The other significant aspect of an M&A deal in this space is the OEM approval. This is not only an approval based upon financial considerations, but also a review of how the relationship between the capital partners and operators works. The OEMs in this industry are highly focused on ensuring that an individual person who understands the business has day-to-day operational control. This aspect of the approval is something any private equity investor will want to understand and internalize. I have seen this create significant stress with some investors because the level of control provided to the operator is significant. It is possible to have investment protections, but they are more nuanced in this industry so the PE investor will want to understand the requirements and how those will interact with investment and operational models.
What other trends are affecting deals in the auto sector?
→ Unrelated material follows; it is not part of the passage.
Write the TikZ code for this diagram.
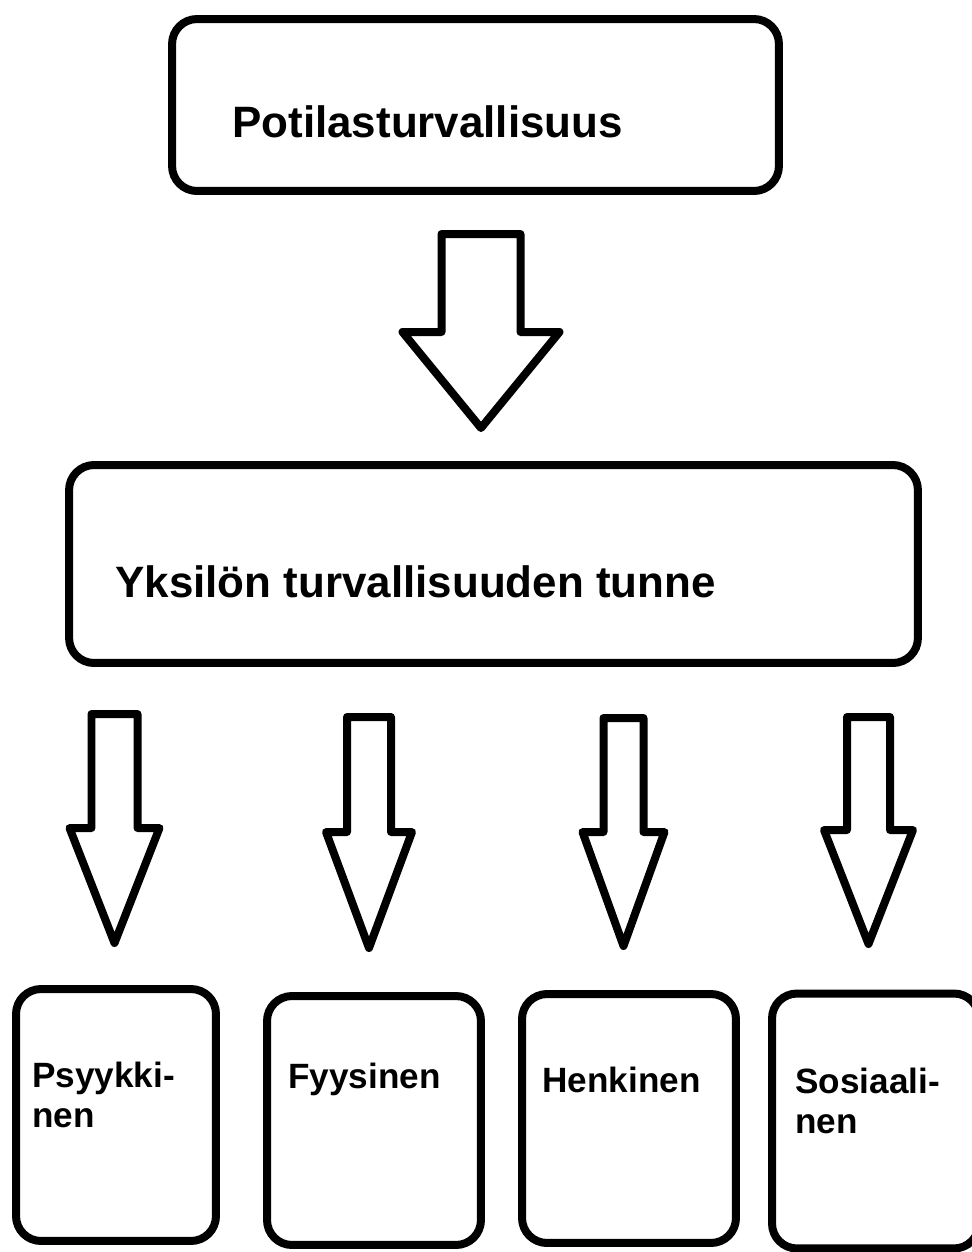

Autonomous vehicles will affect what kinds of cars are purchased and who actually owns the vehicles. We are starting to see subscription services from the OEMs and some dealer groups, which will affect if a vehicle is purchased, and related financing and warranty work that dealerships often rely upon. Ride-sharing services such as Uber and Lyft will impact dealerships, from who may be purchasing the vehicles to opportunities for steady-stream service arrangements. Dealerships are needing to shift from a focus on the buying, selling, financing and servicing of cars to a focus on being a transportation solution, which requires a much broader world view and will necessitate significant change in the industry. The question is how long will the changes take, and in most markets, which changes will actually come to fruition. For example, it is more likely that a subscription or shared-ride service develops in certain metro areas more quickly than in rural areas of the United States.